Never heard this 1958 album before for some damn reason. It is excellent, despite some rather muffled sound even by Riverside standards (engineer was Aaron Nathanson [who he?] at Metropolitan Sound [where dat?] -- a treble boost probably would help. Four tracks with Kelly, Kenny Burrell, Paul Chambers, and Philly Joe. four tracks minus Philly Joe. Some very serious playing here by all hands, maybe the most intense focused Burrell I've ever heard, clearly stimulated by a pianist who was born to accompany him.

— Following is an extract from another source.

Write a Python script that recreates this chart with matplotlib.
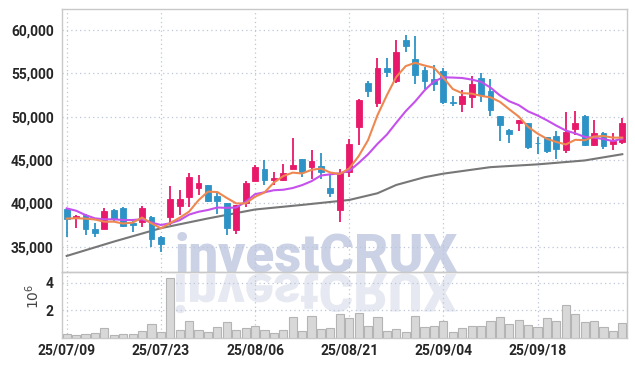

I enjoy and agree with many of the names already mentioned so I won't rehash them. One name I didn't see mentioned was Art Pepper. I think he may be one of the greatest, under-appreciated alto sax players of all time. He had his own sound and he grew and evolved over the course of his career and was consistently excellent throughout. After an extended jail term, having been off the jazz scene for a while, he saw some of the new directions jazz was moving and took a chance by adding avant-garde elements to his playing which was a departure from what he had been playing before. In a way, he reinvented himself and still excelled.

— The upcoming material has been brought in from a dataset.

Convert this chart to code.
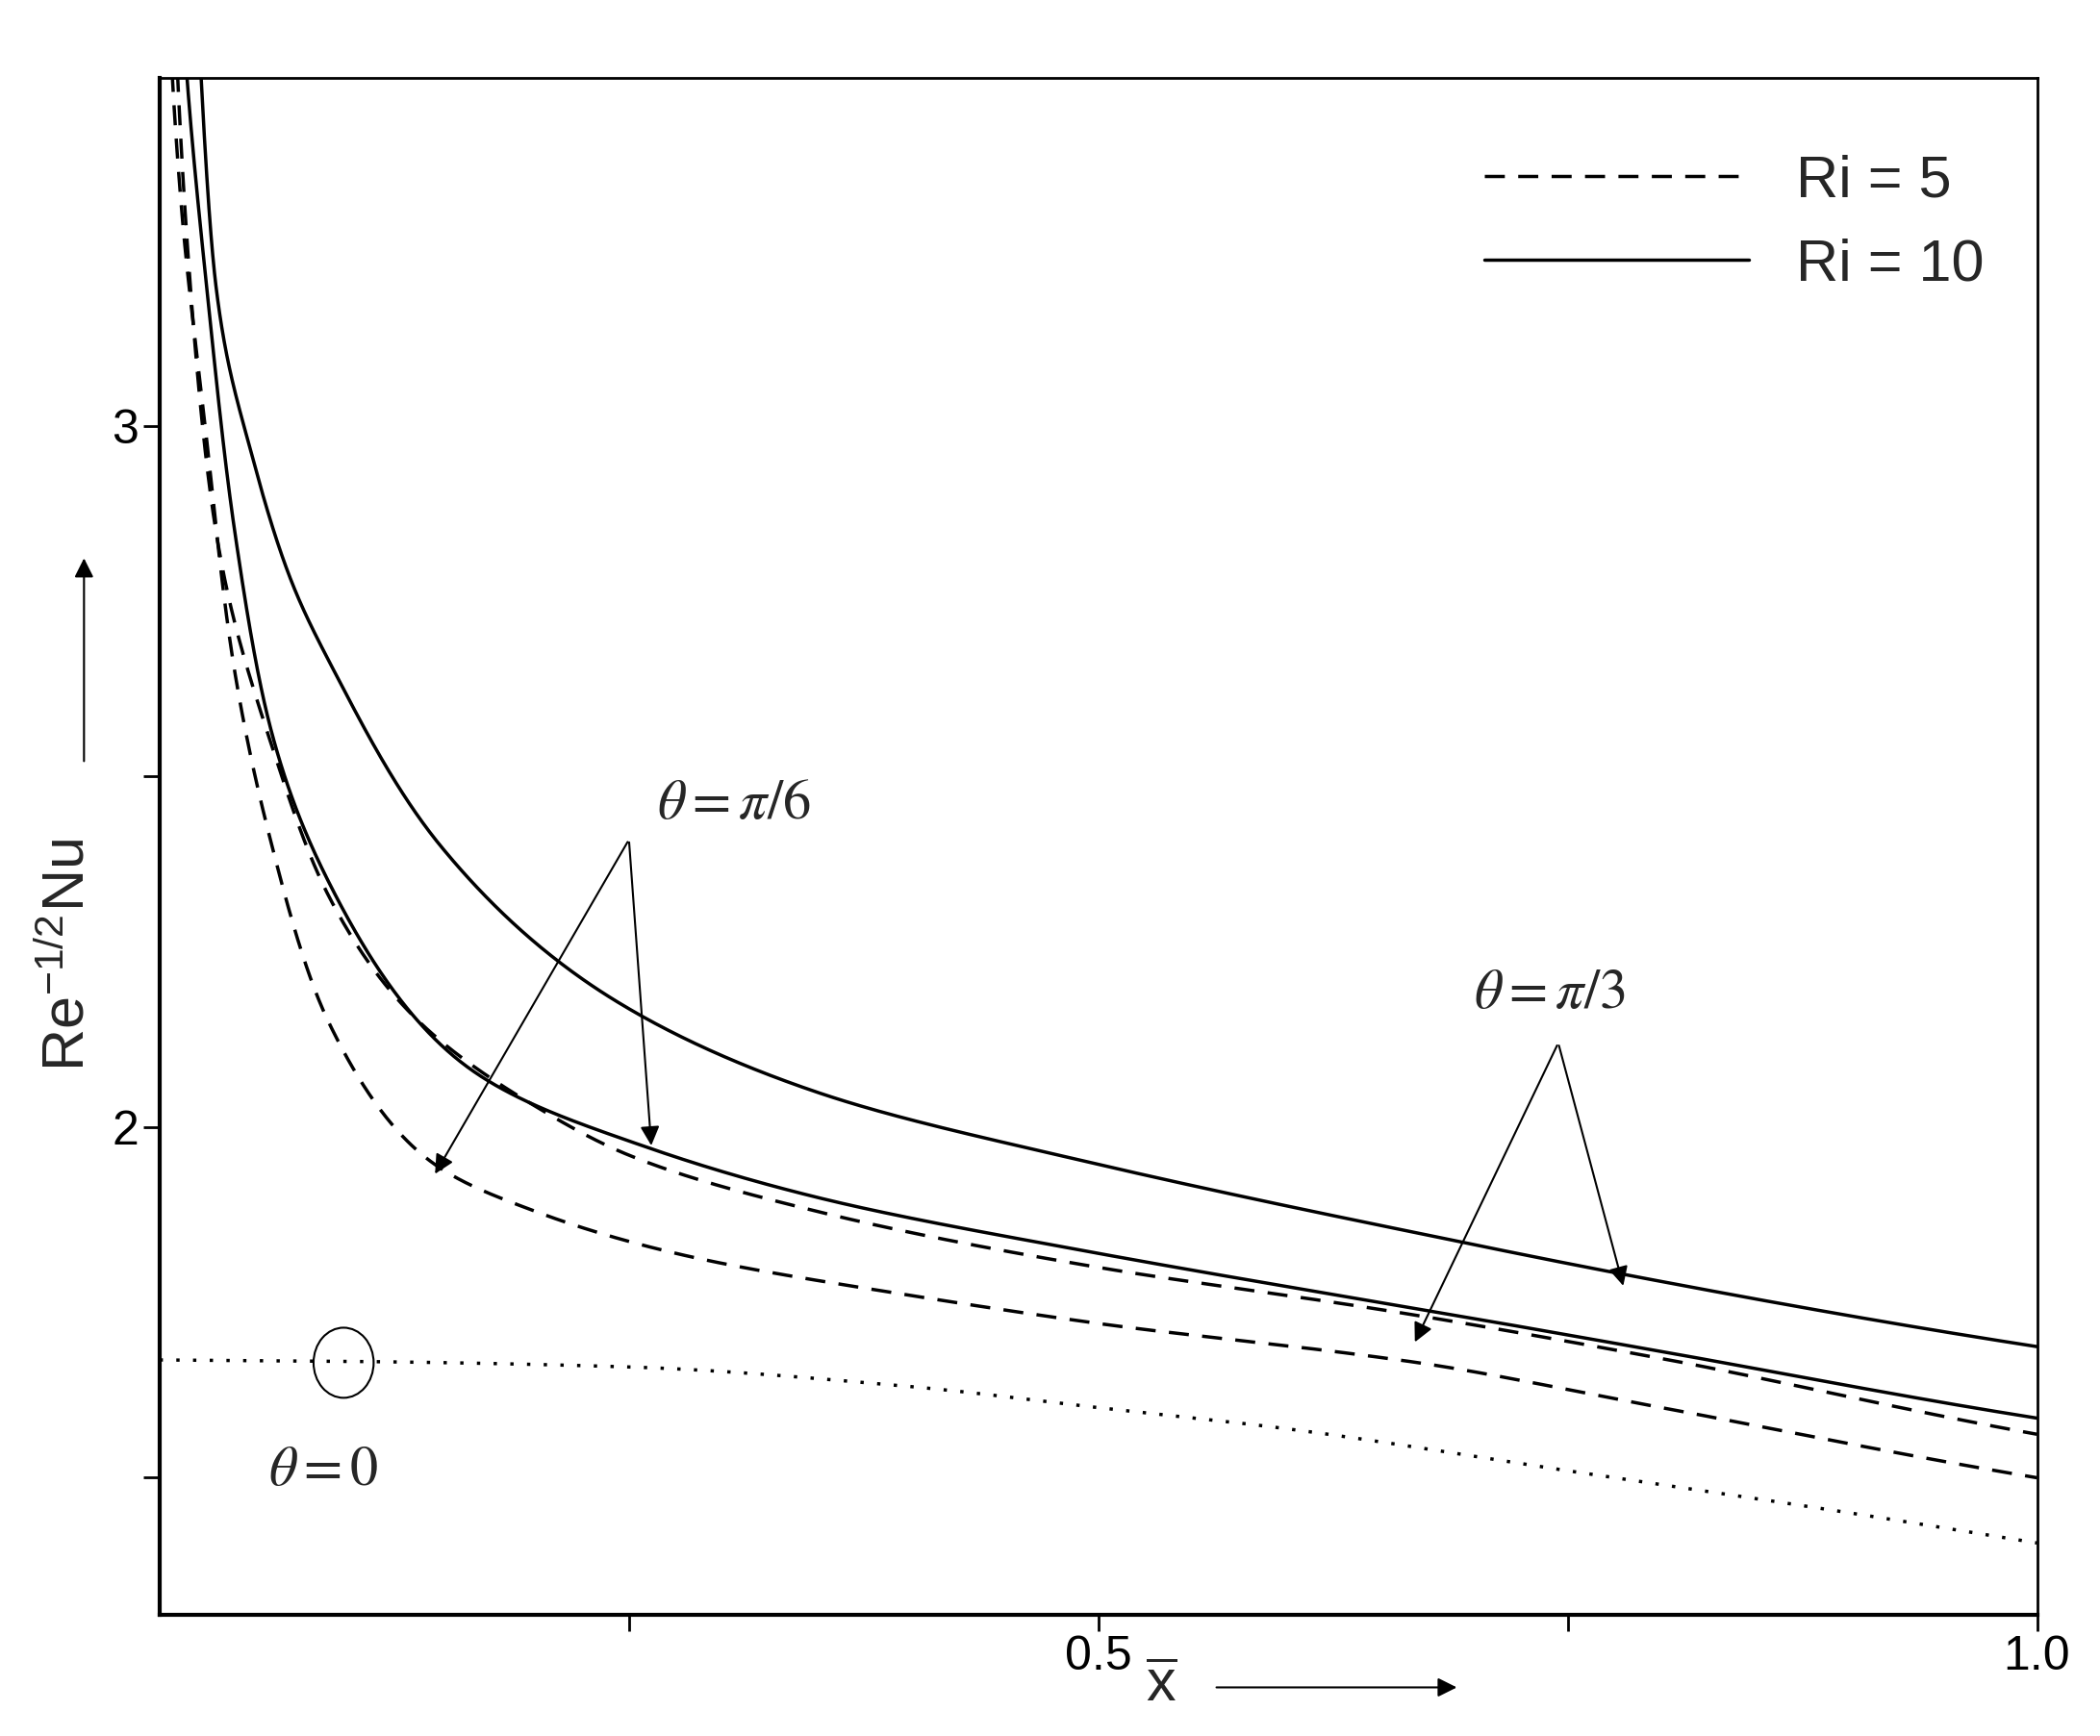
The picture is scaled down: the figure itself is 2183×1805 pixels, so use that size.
import numpy as np, pandas as pd, matplotlib
matplotlib.use("Agg")
import matplotlib.pyplot as plt, seaborn as sns
from matplotlib.patches import Ellipse, FancyArrowPatch
from matplotlib.lines import Line2D

sns.set_style("white")
plt.rcParams['font.family'] = ['Liberation Sans', 'DejaVu Sans']
plt.rcParams['mathtext.fontset'] = 'stix'

# Data
x_theta0 = [0.0, 0.1, 0.25, 0.4, 0.5, 0.6, 0.75, 0.9, 1.0]
y_theta0 = [1.668, 1.666, 1.658, 1.63, 1.60, 1.57, 1.51, 1.45, 1.407]
x_ri5_a = [0.005, 0.012, 0.023, 0.04, 0.059, 0.09, 0.146, 0.2, 0.275, 0.4, 0.5, 0.668, 0.8, 1.0]
y_ri5_a = [3.6, 3.3, 3.03, 2.65, 2.41, 2.15, 1.948, 1.88, 1.82, 1.76, 1.72, 1.665, 1.60, 1.50]
x_ri5_b = [0.008, 0.015, 0.03, 0.059, 0.09, 0.131, 0.2, 0.25, 0.35, 0.5, 0.65, 0.8, 1.0]
y_ri5_b = [3.6, 3.25, 2.85, 2.55, 2.33, 2.17, 2.03, 1.96, 1.88, 1.80, 1.74, 1.67, 1.562]
x_ri10_a = [0.012, 0.025, 0.04, 0.059, 0.09, 0.167, 0.261, 0.35, 0.5, 0.672, 0.8, 1.0]
y_ri10_a = [3.6, 3.2, 2.85, 2.57, 2.35, 2.08, 1.97, 1.90, 1.82, 1.74, 1.68, 1.585]
x_ri10_b = [0.02, 0.03, 0.05, 0.07, 0.095, 0.15, 0.243, 0.35, 0.495, 0.65, 0.78, 1.0]
y_ri10_b = [3.6, 3.2, 2.95, 2.78, 2.64, 2.40, 2.18, 2.05, 1.95, 1.86, 1.79, 1.687]

def pchip(xs, ys, xq):
    xs = np.asarray(xs, float); ys = np.asarray(ys, float)
    h = np.diff(xs); d = np.diff(ys) / h
    m = np.zeros_like(xs)
    m[0], m[-1] = d[0], d[-1]
    for i in range(1, len(xs) - 1):
        if d[i-1] * d[i] > 0:
            w1 = 2*h[i] + h[i-1]; w2 = h[i] + 2*h[i-1]
            m[i] = (w1 + w2) / (w1/d[i-1] + w2/d[i])
    idx = np.clip(np.searchsorted(xs, xq) - 1, 0, len(xs) - 2)
    t = (xq - xs[idx]) / h[idx]
    h00 = 2*t**3 - 3*t**2 + 1; h10 = t**3 - 2*t**2 + t
    h01 = -2*t**3 + 3*t**2; h11 = t**3 - t**2
    return h00*ys[idx] + h10*h[idx]*m[idx] + h01*ys[idx+1] + h11*h[idx]*m[idx+1]

frames = []
for name, xs, ys in [("t0", x_theta0, y_theta0), ("r5a", x_ri5_a, y_ri5_a),
                     ("r5b", x_ri5_b, y_ri5_b), ("r10a", x_ri10_a, y_ri10_a),
                     ("r10b", x_ri10_b, y_ri10_b)]:
    if xs[0] > 0:
        lx = np.log(xs)
        xq = np.exp(np.linspace(lx[0], lx[-1], 600))
        yq = pchip(lx, ys, np.log(xq))
    else:
        xq = np.linspace(xs[0], xs[-1], 600)
        yq = pchip(xs, ys, xq)
    frames.append(pd.DataFrame({"x": xq, "y": yq, "c": name}))
df = pd.concat(frames)

fig = plt.figure(figsize=(21.83, 18.05), dpi=100)
ax = fig.add_axes([0.076, 0.070, 0.894, 0.885])
styles = {"t0": (0, (1, 4)), "r5a": (0, (6, 4)), "r5b": (0, (6, 4)), "r10a": "-", "r10b": "-"}
for name, sub in df.groupby("c"):
    sns.lineplot(data=sub, x="x", y="y", ax=ax, color="black", lw=2.5,
                 linestyle=styles[name], legend=False, sort=False)
ax.set_xlim(0, 1.0); ax.set_ylim(1.305, 3.496)
ax.set_xticks([0.25, 0.5, 0.75, 1.0]); ax.set_xticklabels(["", "0.5", "", "1.0"])
ax.set_yticks([1.5, 2, 2.5, 3]); ax.set_yticklabels(["", "2", "", "3"])
ax.tick_params(direction="out", length=12, width=2, labelsize=36, left=True, bottom=True, colors="black")
ax.set_xlabel(""); ax.set_ylabel("")
for s in ["left", "bottom"]: ax.spines[s].set_linewidth(3)
for s in ["top", "right"]: ax.spines[s].set_linewidth(2)
for s in ax.spines.values(): s.set_color("black")

h = [Line2D([], [], color="black", lw=2.5, ls=(0, (6, 4))), Line2D([], [], color="black", lw=2.5)]
ax.legend(h, ["Ri = 5", "Ri = 10"], loc="upper right", frameon=False, fontsize=44,
          handlelength=4.5, bbox_to_anchor=(1.0, 0.985))

ap = dict(arrowstyle="-|>", color="black", lw=1.5, mutation_scale=30)
ax.text(0.265, 2.44, r"$\theta = \pi/6$", fontsize=42)
ax.annotate("", xy=(0.146, 1.93), xytext=(0.25, 2.41), arrowprops=ap)
ax.annotate("", xy=(0.262, 1.97), xytext=(0.25, 2.41), arrowprops=ap)
ax.text(0.70, 2.17, r"$\theta = \pi/3$", fontsize=42)
ax.annotate("", xy=(0.668, 1.69), xytext=(0.745, 2.12), arrowprops=ap)
ax.annotate("", xy=(0.78, 1.77), xytext=(0.745, 2.12), arrowprops=ap)
ax.text(0.058, 1.49, r"$\theta = 0$", fontsize=42)
ax.add_patch(Ellipse((0.098, 1.664), 0.032, 0.1, fill=False, lw=1.5, color="black"))

fig.text(0.033, 0.45, r"Re$^{\mathregular{-1/2}}$Nu", rotation=90, fontsize=44, va="center", ha="center")
fig.add_artist(FancyArrowPatch((0.040, 0.56), (0.040, 0.68), transform=fig.transFigure,
               arrowstyle="-|>", mutation_scale=30, lw=1.5, color="black"))
fig.text(0.553, 0.020, r"$\overline{\mathregular{x}}$", fontsize=44, ha="center")
fig.add_artist(FancyArrowPatch((0.578, 0.028), (0.695, 0.028), transform=fig.transFigure,
               arrowstyle="-|>", mutation_scale=30, lw=1.5, color="black"))
fig.savefig("out.png", dpi=100, facecolor="white")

Genius can be a slippery term too. For example, I don't think that Vince Guaraldi is a genius but I do think that the music he made for A Boy Named Charlie Brown and A Charlie Brown Christmas was genius. I can't think of another example where the music is so married to the heart and soul of a piece of work. That music is so defining that it is probably one of the primary reasons those particular cartoons were so successful. That music was a breath of life and elevated that which it was supporting. It added a gravity and importance which very well could have been absent had it been different music or the type of music one would typically see accompanying a cartoon.